4.2 Learning Experience and Perception of the PCA

We did not found many significant differences between conditions from the results of questionnaire, but the results revealed a significant main effect of the gesture factor on perception of reliability of the PCA (F(2,94) = 3.57, p = .032).

Interestingly, despite the incoherence between speech content and gesture representation, the multiple test results showed that the students in speech-gesture mismatch condition answered the PCA was more reliable (M = 4.45, SD = 0.97) than the students in speech-gesture match condition (M = 3.74, SD = 1.21, t(62) = 2.59, p = .027). The standardized effect size for these differences were Cohen’s d = 0.65 which indicates between medium and large effects. The results of each item in the category are shown in Table 1.

Previous psychology studies revealed that non-verbal behaviors, included gestural styles, are linked to personality [1, 5]. The argument was also partially confirmed in the studies of interaction between human and animated character [14]. Neff et al. reported that the perception of extroversion increased when PCA’s gesture rate was high, and when movements were produced fast [22]. In speech-gesture mismatch condition, the number of gesture strokes were larger than speech-gesture match condition, despite the length of audio speech was identical. And, strokes performed rapidly were often seen in the realized animation. This indicates that the difference of the speed of gestures caused the difference of the perception of extroversion of the PCA, and that caused the difference of the perception of reliability.

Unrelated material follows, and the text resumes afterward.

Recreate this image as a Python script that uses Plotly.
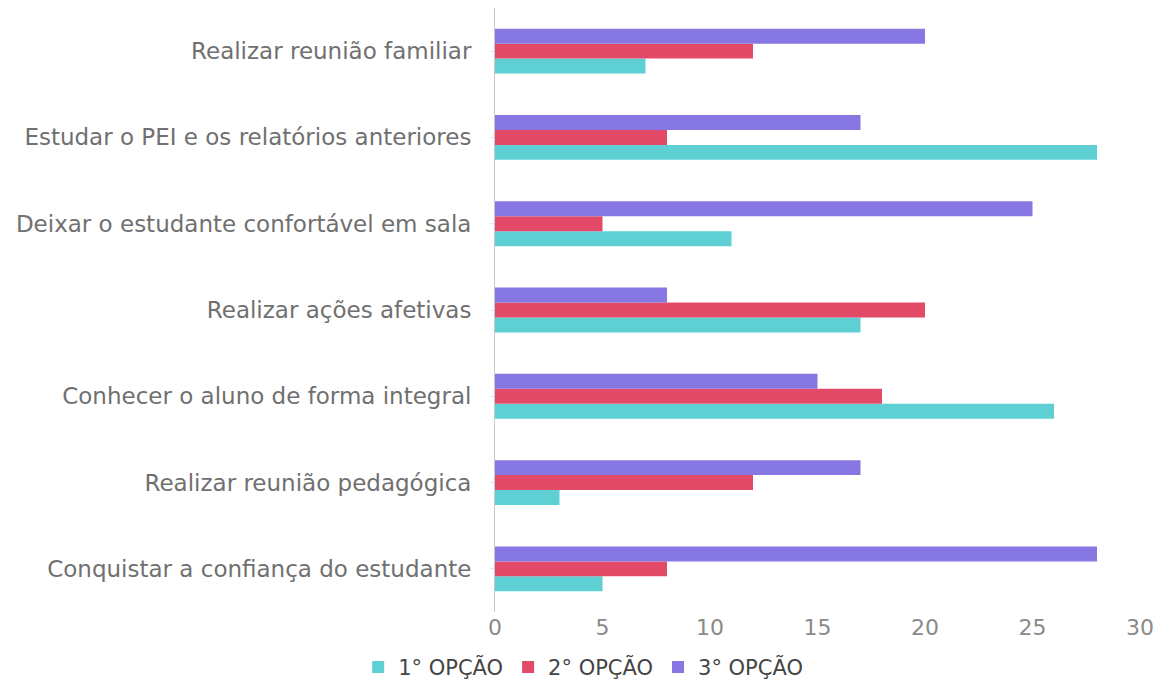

Table 1. Questions asking reliability of the PCA (Cronbach’s \(\alpha \) = 0.84)

5 Conclusion

We examined the impact of metaphoric gestures performed by Pedagogical Conversational Agent (PCA) on learners’ memorization of technical terms, understanding of relationships between abstract concepts, learning experience, and perception of the PCA. The study employed a one-factor three-level between-participants design where we manipulated gesture factor (speech-gesture match vs. speech-gesture mismatch vs. no-gesture). The data of 97 students were acquired in on-line learning environment. As the results, while there was no effect found on memorization of technical terms, we found that students showed accurate schematic understanding of the relationship between abstract concepts when the PCA used metaphoric gestures matched to speech content than when used gestures mismatched, and no gesture. Contrary to the result, we also found that students judged the PCA useful, helpful, and felt the PCA looked like a teacher when performed mismatched gestures to speech content than when performed matched gesture.